I apologize for the sarcasm, but the claim that "she's not qualified because she wants the job" is pretty frustrating after years of seeing it over and over again with Hillary Clinton's run for the White House in particular or the ongoing push to silence her since.

Moreover it gets how our political system works exactly backwards. Our political system is one that is based on the idea that politicians are going to be "opportunistic" in that they'll be driven by ambition, and so we might as well harness that ambition to serve both as a check on other politicians, as well as a way to drive politics forward. As Jonathan Bernstein put it back in the day:
You remember what Madison says in Federalist 51: “Ambition must be made to counteract ambition.” The constitution, with its separated institutions sharing powers and federalism, depends on the self-interest of politicians to work.

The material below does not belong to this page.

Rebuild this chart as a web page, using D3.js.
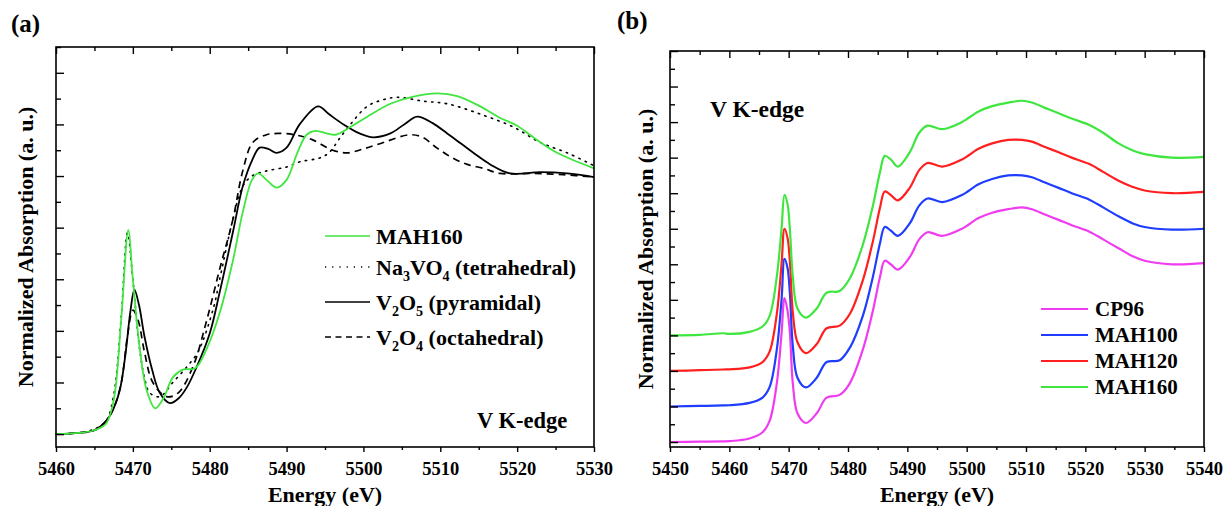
<!DOCTYPE html>
<html>
<head>
<meta charset="utf-8">
<script src="https://cdn.jsdelivr.net/npm/d3@7"></script>
<style>
  html, body { margin: 0; padding: 0; background: #fff; }
  svg {
    display: block;
    font-family: "Liberation Serif", "Times New Roman", serif;
    font-weight: bold;
  }
</style>
</head>
<body>
<svg id="chart" width="1223" height="506"></svg>
<script>
// ---------- data: panel (a), reference compounds ----------

// [energy (eV), normalized absorption]
const mah160A = [
  [5460, 0], [5463, 0.005], [5465, 0.015], [5466.5, 0.04], [5467.5, 0.13],
  [5468.5, 0.45], [5469.4, 0.79], [5470, 0.6], [5470.9, 0.33], [5471.8, 0.17],
  [5472.9, 0.1], [5474, 0.14], [5475.2, 0.22], [5476.5, 0.25], [5478.1, 0.255],
  [5479.6, 0.33], [5481.3, 0.47], [5483, 0.67], [5484.3, 0.86], [5485.5, 0.985],
  [5486.3, 1.01], [5487.4, 0.985], [5488.7, 0.955], [5490, 0.985], [5491.4, 1.09],
  [5492.6, 1.16], [5493.7, 1.175], [5496.3, 1.16], [5498.3, 1.19], [5500.5, 1.23],
  [5503.5, 1.28], [5506.1, 1.305], [5509.6, 1.32], [5512.2, 1.31], [5515.2, 1.27],
  [5517.8, 1.225], [5520, 1.195], [5522.1, 1.15], [5525.2, 1.09], [5530, 1.03],
];

const na3vo4 = [
  [5460, 0], [5463, 0.005], [5465, 0.02], [5466.5, 0.05], [5467.5, 0.15],
  [5468.5, 0.46], [5469.3, 0.78], [5470, 0.6], [5470.8, 0.35], [5471.5, 0.22],
  [5472.2, 0.16], [5473.5, 0.145], [5475.2, 0.2], [5477, 0.26], [5478.5, 0.32],
  [5480.5, 0.49], [5481.3, 0.6], [5483, 0.83], [5484.3, 0.96], [5485.5, 1.0],
  [5487.4, 1.02], [5490, 1.035], [5491.7, 1.055], [5494.3, 1.07], [5495.5, 1.09],
  [5497, 1.15], [5498.3, 1.2], [5500.5, 1.27], [5502.5, 1.295], [5504.4, 1.305],
  [5507.8, 1.29], [5510.9, 1.28], [5515.2, 1.24], [5519.5, 1.19], [5523, 1.13],
  [5526.5, 1.09], [5530, 1.04],
];

const v2o5 = [
  [5460, 0], [5463, 0.005], [5465, 0.015], [5466.5, 0.05], [5467.5, 0.1],
  [5468.3, 0.17], [5469, 0.3], [5469.7, 0.48], [5470.2, 0.56], [5470.8, 0.5],
  [5471.5, 0.38], [5472.5, 0.25], [5473.5, 0.16], [5474.8, 0.12], [5476, 0.14],
  [5477, 0.18], [5478.3, 0.26], [5480, 0.39], [5481.3, 0.55], [5483, 0.78],
  [5484.3, 0.96], [5485.5, 1.06], [5486.5, 1.11], [5487.6, 1.105], [5488.7, 1.09],
  [5490, 1.11], [5491.7, 1.2], [5494.1, 1.27], [5495.5, 1.24], [5497.4, 1.2],
  [5499.5, 1.165], [5501.3, 1.15], [5503.5, 1.165], [5505.3, 1.2], [5507, 1.23],
  [5509, 1.205], [5510.9, 1.165], [5512.5, 1.13], [5514.3, 1.09], [5516.5, 1.045],
  [5519.1, 1.01], [5523, 1.015], [5526.5, 1.01], [5530, 0.996],
];

const v2o4 = [
  [5460, 0], [5463, 0.005], [5465, 0.015], [5466.5, 0.05], [5467.5, 0.1],
  [5468.5, 0.2], [5469.3, 0.38], [5470, 0.48], [5470.7, 0.44], [5471.5, 0.32],
  [5472.6, 0.2], [5474.4, 0.145], [5475.9, 0.16], [5477.8, 0.26], [5479.6, 0.44],
  [5481.3, 0.64], [5483, 0.83], [5484.3, 1.02], [5485.6, 1.13], [5487.4, 1.16],
  [5489, 1.165], [5491, 1.16], [5493.4, 1.14], [5496, 1.1], [5497.9, 1.09],
  [5500, 1.105], [5502.6, 1.13], [5506, 1.16], [5507.7, 1.15], [5509.5, 1.11],
  [5511.6, 1.07], [5513.5, 1.045], [5515.6, 1.03], [5517.8, 1.01], [5522, 1.01],
  [5526, 1.005], [5530, 0.996],
];

// ---------- data: panel (b), samples (stacked by offset) ----------

const energyB = [
  5450, 5455, 5459, 5460, 5463.4, 5465.6, 5466.8, 5468, 5468.8, 5469.3,
  5469.8, 5470.2, 5470.7, 5471.5, 5472.9, 5474.7, 5476.4, 5478.6, 5480.3, 5482.5,
  5484.2, 5485.4, 5486.2, 5487.2, 5488.4, 5490.4, 5492, 5493.4, 5495.9, 5499.2,
  5502, 5504.3, 5507, 5509.3, 5511, 5513.2, 5515.5, 5517.7, 5520.6, 5523,
  5525.6, 5528, 5530, 5534.6, 5540,
];
const cp96 = [
  0, 0.002, 0.004, 0.005, 0.02, 0.055, 0.12, 0.33, 0.61, 0.81,
  0.74, 0.62, 0.33, 0.16, 0.107, 0.16, 0.25, 0.265, 0.33, 0.52,
  0.74, 0.93, 1.02, 1.0, 0.97, 1.04, 1.14, 1.18, 1.16, 1.2,
  1.26, 1.29, 1.31, 1.32, 1.31, 1.28, 1.25, 1.22, 1.185, 1.14,
  1.09, 1.045, 1.02, 1.0, 1.007,
];
const mah100 = [
  0, 0.003, 0.006, 0.007, 0.02, 0.05, 0.11, 0.32, 0.6, 0.83,
  0.78, 0.64, 0.34, 0.16, 0.107, 0.16, 0.25, 0.26, 0.33, 0.51,
  0.73, 0.92, 1.01, 0.99, 0.96, 1.03, 1.13, 1.17, 1.15, 1.19,
  1.25, 1.28, 1.3, 1.3, 1.29, 1.26, 1.23, 1.2, 1.165, 1.12,
  1.07, 1.03, 1.01, 0.995, 1.0,
];
const mah120 = [
  0, 0.004, 0.008, 0.009, 0.02, 0.05, 0.11, 0.32, 0.6, 0.8,
  0.75, 0.62, 0.33, 0.16, 0.1, 0.15, 0.24, 0.255, 0.32, 0.51,
  0.73, 0.92, 1.01, 0.99, 0.96, 1.03, 1.13, 1.17, 1.15, 1.19,
  1.25, 1.28, 1.3, 1.3, 1.29, 1.26, 1.23, 1.2, 1.165, 1.12,
  1.07, 1.035, 1.015, 1.0, 1.007,
];
const mah160B = [
  0, 0.003, 0.012, 0.008, 0.02, 0.05, 0.11, 0.33, 0.6, 0.79,
  0.74, 0.6, 0.33, 0.15, 0.1, 0.15, 0.24, 0.25, 0.32, 0.51,
  0.73, 0.92, 1.01, 0.99, 0.95, 1.03, 1.14, 1.18, 1.16, 1.2,
  1.26, 1.29, 1.31, 1.32, 1.31, 1.28, 1.25, 1.22, 1.185, 1.14,
  1.08, 1.04, 1.02, 1.0, 1.004,
];
const namesB = ["CP96", "MAH100", "MAH120", "MAH160"];
const offsetsB = [0, 0.2, 0.4, 0.6];

// tick values
const xMajorA = d3.range(5460, 5531, 10);
const xMinorA = d3.range(5465, 5530, 10);
const yMajorA = d3.range(0, 1.41, 0.2);
const yMinorA = d3.range(0.1, 1.51, 0.2);
const xMajorB = d3.range(5450, 5541, 10);
const xMinorB = d3.range(5455, 5540, 10);
const yMajorB = d3.range(0, 2.21, 0.2);
const yMinorB = d3.range(0.1, 2.11, 0.2);

// ---------- helpers ----------

const svg = d3.select("#chart");
const GREEN = "#3fe63f";
const FONT = '"Liberation Serif", "Times New Roman", serif';

const lineGen = (x, y) =>
  d3.line()
    .x((d) => x(d[0]))
    .y((d) => y(d[1]))
    .curve(d3.curveCatmullRom.alpha(0.5));

function clean(g) {
  g.attr("font-family", FONT).attr("font-size", null);
  g.select(".domain").remove();
  g.selectAll(".tick line").attr("stroke", "#000").attr("stroke-width", 1.4);
}

// frame + ticks: bottom outward with labels, top/left inward, no right ticks
function drawAxes(g, x, y, t) {
  const [xl, xr] = x.range();
  const [yb, yt] = y.range();

  g.append("g").attr("transform", `translate(0,${yb})`)
    .call(d3.axisBottom(x).tickValues(t.xMajor).tickSize(5).tickPadding(10)
      .tickFormat(d3.format("d")))
    .call(clean)
    .call((s) => s.selectAll("text")
      .attr("font-size", 18.5)
      .attr("font-family", FONT)
      .attr("font-weight", "bold")
      .attr("fill", "#000"));
  g.append("g").attr("transform", `translate(0,${yb})`)
    .call(d3.axisBottom(x).tickValues(t.xMinor).tickSize(3).tickFormat(""))
    .call(clean);

  g.append("g").attr("transform", `translate(0,${yt})`)
    .call(d3.axisTop(x).tickValues(t.xMajor).tickSize(-7).tickFormat(""))
    .call(clean);
  g.append("g").attr("transform", `translate(0,${yt})`)
    .call(d3.axisTop(x).tickValues(t.xMinor).tickSize(-4).tickFormat(""))
    .call(clean);

  g.append("g").attr("transform", `translate(${xl},0)`)
    .call(d3.axisLeft(y).tickValues(t.yMajor).tickSize(-8).tickFormat(""))
    .call(clean);
  g.append("g").attr("transform", `translate(${xl},0)`)
    .call(d3.axisLeft(y).tickValues(t.yMinor).tickSize(-5).tickFormat(""))
    .call(clean);

  g.append("rect")
    .attr("x", xl).attr("y", yt)
    .attr("width", xr - xl).attr("height", yb - yt)
    .attr("fill", "none").attr("stroke", "#000").attr("stroke-width", 1.6);

  g.append("text")
    .attr("x", (xl + xr) / 2).attr("y", 502)
    .attr("text-anchor", "middle").attr("font-size", 22)
    .text("Energy (eV)");

  g.append("text")
    .attr("transform", `translate(${t.yTitleX},${(yt + yb) / 2}) rotate(-90)`)
    .attr("text-anchor", "middle").attr("font-size", 22)
    .text("Normalized Absorption (a. u.)");
}

// text with subscript parts: [["V"], ["2", true], ...]
function richText(sel, parts, size) {
  const subSize = size * 0.64;
  let shifted = false;
  parts.forEach(([str, sub]) => {
    const ts = sel.append("tspan").text(str);
    if (sub && !shifted) {
      ts.attr("dy", size * 0.3).attr("font-size", subSize);
      shifted = true;
    } else if (sub) {
      ts.attr("font-size", subSize);
    } else if (shifted) {
      ts.attr("dy", -size * 0.3);
      shifted = false;
    }
  });
}

// ---------- panel (a) ----------

const xA = d3.scaleLinear().domain([5460, 5530]).range([56, 594]);
const yA = d3.scaleLinear().domain([-0.05, 1.5]).range([447, 47]);
const gA = svg.append("g");

const seriesA = [
  { data: v2o4, color: "#000", width: 1.7, dash: "7 5", cap: "butt" },
  { data: na3vo4, color: "#000", width: 1.6, dash: "1.4 5.5", cap: "round" },
  { data: v2o5, color: "#000", width: 1.8, dash: null, cap: "butt" },
  { data: mah160A, color: GREEN, width: 1.8, dash: null, cap: "butt" },
];

gA.selectAll("path.series")
  .data(seriesA)
  .join("path")
  .attr("class", "series")
  .attr("d", (d) => lineGen(xA, yA)(d.data))
  .attr("fill", "none")
  .attr("stroke", (d) => d.color)
  .attr("stroke-width", (d) => d.width)
  .attr("stroke-dasharray", (d) => d.dash)
  .attr("stroke-linecap", (d) => d.cap);

drawAxes(gA, xA, yA, {
  xMajor: xMajorA, xMinor: xMinorA, yMajor: yMajorA, yMinor: yMinorA, yTitleX: 33,
});

const legendA = [
  { parts: [["MAH160"]], color: GREEN, dash: null, y: 236 },
  { parts: [["Na"], ["3", true], ["VO"], ["4", true], [" (tetrahedral)"]], color: "#000", dash: "1.2 6", y: 267 },
  { parts: [["V"], ["2", true], ["O"], ["5", true], [" (pyramidal)"]], color: "#000", dash: null, y: 302 },
  { parts: [["V"], ["2", true], ["O"], ["4", true], [" (octahedral)"]], color: "#000", dash: "6 4.5", y: 337 },
];

legendA.forEach((d) => {
  gA.append("line")
    .attr("x1", 325).attr("x2", 370).attr("y1", d.y).attr("y2", d.y)
    .attr("stroke", d.color).attr("stroke-width", 1.7)
    .attr("stroke-dasharray", d.dash);
  const t = gA.append("text").attr("x", 376).attr("y", d.y + 7.5).attr("font-size", 22);
  richText(t, d.parts, 22);
});

gA.append("text").attr("x", 477).attr("y", 428).attr("font-size", 22.5).text("V K-edge");
gA.append("text").attr("x", 11).attr("y", 32).attr("font-size", 25).text("(a)");

// ---------- panel (b) ----------

const xB = d3.scaleLinear().domain([5450, 5540]).range([670, 1204]);
const yB = d3.scaleLinear().domain([-0.028, 2.2]).range([447, 51]);
const gB = svg.append("g");

const colorsB = ["#f03cf0", "#1f3dff", "#ff1f1f", GREEN];
const valuesB = [cp96, mah100, mah120, mah160B];

const seriesB = namesB.map((name, i) => ({
  name,
  color: colorsB[i],
  points: energyB.map((e, j) => [e, valuesB[i][j] + offsetsB[i]]),
}));

gB.selectAll("path.series")
  .data(seriesB)
  .join("path")
  .attr("class", "series")
  .attr("d", (d) => lineGen(xB, yB)(d.points))
  .attr("fill", "none")
  .attr("stroke", (d) => d.color)
  .attr("stroke-width", 2.2);

drawAxes(gB, xB, yB, {
  xMajor: xMajorB, xMinor: xMinorB, yMajor: yMajorB, yMinor: yMinorB, yTitleX: 653,
});

const legendRowsB = [309, 335, 361, 387];
seriesB.forEach((d, i) => {
  gB.append("line")
    .attr("x1", 1041).attr("x2", 1088)
    .attr("y1", legendRowsB[i]).attr("y2", legendRowsB[i])
    .attr("stroke", d.color).attr("stroke-width", 2.2);
  gB.append("text")
    .attr("x", 1095).attr("y", legendRowsB[i] + 7)
    .attr("font-size", 21)
    .text(d.name);
});

gB.append("text").attr("x", 710).attr("y", 117).attr("font-size", 23.5).text("V K-edge");
gB.append("text").attr("x", 617).attr("y", 29).attr("font-size", 25).text("(b)");
</script>
</body>
</html>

If our politicians were altruists, we’d really be in trouble; they’d be eaten alive, either by the remaining ambitious ones, or by the various and many self-interested folks outside of government. So we expect, and probably need, politicians who have a more-than-normally-healthy amount of drive, self-interest, and ambition.
(See also here and here).

Don't get me wrong. There are political systems where ambition can be a real problem (which is why K'mpec makes Picard Arbiter of Succession!) and there is a very real human cost to our ambition focused political system, but then again it's the system we're kind of stuck with. Gillibrand's "opportunistic" ambition will serve her well if she makes it to Iowa, and the ambitious pursuit of being a successful president would serve her well in the White House as well.